Kevin Parker took a five-year-long hiatus to work on this album and tour the world. “The Slow Rush” is a trip. To where? We don’t know and honestly can’t tell if Parker knows either. But wherever Parker went, he ventured to the root of deep contemplation. 

“Borderline,” “It Might Be Time,” “Posthumous Forgiveness” and “Lost In Yesterday” were the first four tracks released to the public before the full project came out. They’re also the best tracks of the album, encompassing Parker’s self-exploration journey. 

“The Slow Rush” begins by giving listeners what could be seen as two slower “warm-up” songs leading to the main tracks of the album. The album begins to pick up the pace in true Tame Impala fashion with “Borderline,” a single which dropped back in April of last year and delivers the timeless ambiance and grooves that Tame Impala fans have grown to expect from the artist. 
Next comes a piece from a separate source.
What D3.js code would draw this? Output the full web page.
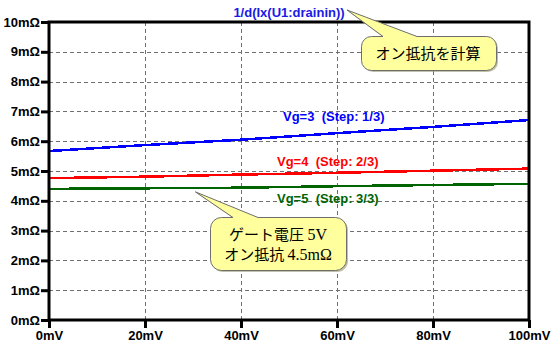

The album then delves into ‘70s funk with “Breathe Deeper,” featuring jumping drum beats, electric piano melodies and a mash of instrumental jumble. Parker throws down “Lost in Yesterday” mid-album — conjuring up nostalgia and tying together a concept of lost time with lost memories.

None of the songs are as explicitly about love as those from previous Tame Impala albums, perhaps a nod to newfound romantic stability (Parker married his longtime girlfriend Sophie Lawrence in February 2019). But that doesn’t mean Parker has stopped reflecting. The lyrics in “It Might Be Time” could have been lifted straight out of Parker’s personal diary. (“I’ve been lost before / So tell me it’s not over / ‘Cause I finally got somethin’ goin’ / And suddenly / All my friends are growin’ up / And movin’ on / I must be missin’ somethin’,” he croons.) 

Considering the five-year gap between Tame Impala’s last album release, Parker has clearly used the time to reflect on life and build a wider musical repertoire. This album may not be as catchy as Tame Impala’s pivotal 2015 album “Currents,” but it’s just as deep. “The Slow Rush” proves that the same instrumental elements used to create Tame Impala’s signature sound can evolve into another standout album set in a completely different tone.